I have been feeling pressure from my mom and my uncle a lot lately, which is what messes with my head and my mental health the most. I have a picture in my head of the things I want to accomplish, and where I want to be in a year. However, my mom has an entirely different picture and is trying to push me in that direction and my internal monologue whenever she talks to me about money, a job, or a car is basically !!!!!!!!!!!!!!!!!!!!!!!
I think I should be able to have typical conversations with my mom. Standard mother-daughter conversations, but because she chooses to see the world in dollar signs that isn't something that we can do. And I will not apologize for putting my mental health before my bank account.
(I also have to begin paying back student loans this next month, and if anybody think that on top of that I can afford a car payment, they are mistaken.
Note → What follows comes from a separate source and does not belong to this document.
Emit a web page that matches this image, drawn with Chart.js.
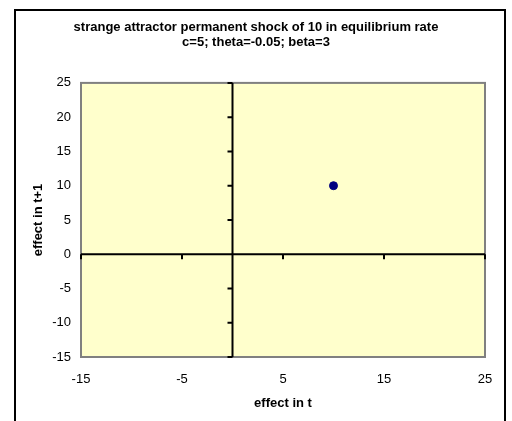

To conclude, I have been dealing with a lot of societal pressure, and lack of self love. I'm going to group those together. The problem is that there isn't necessarily a source as to why I'm feeling so sad in these regards. However, I can probably pinpoint a majority of it to being overweight, especially in the summer time. Living with my mom, she tends to associate the words 'pretty' and 'skinny,' and shame larger girls for going into public wearing something they are comfortable in. Then, she blows it off as though she's teasing if I tell her she's being rude. But, she's never teasing, and this is where my body issues stem from. UI've started going back to the gym (more on that in a later post), and really watching what I eat. Here's to getting back on track!

I'm sorry this isn't necessarily as optimistic as my other posts, but this is something I wanted to come on here and share with you all because this is where my headspace has been lately, and I'm sorry that I haven't been present on here. I'm going to leave you all with the perfect depiction of how exactly I have been feeling as of late:


1 comment

  1. Hey there! It's alright to vent and it's okay to be real about the pressures you've been facing; it's always better to let it out :) I feel you when it comes to societal pressures, but then it's always good to remind ourselves that this is the life we have, and we live it at our own pace and capabilities.

    Your mom may just be concerned about your future; I'm sure moms want what's best for their children. While she may mean well with her inputs, you could take it as motivation to do better, or to remind her of what your own goals and interests are.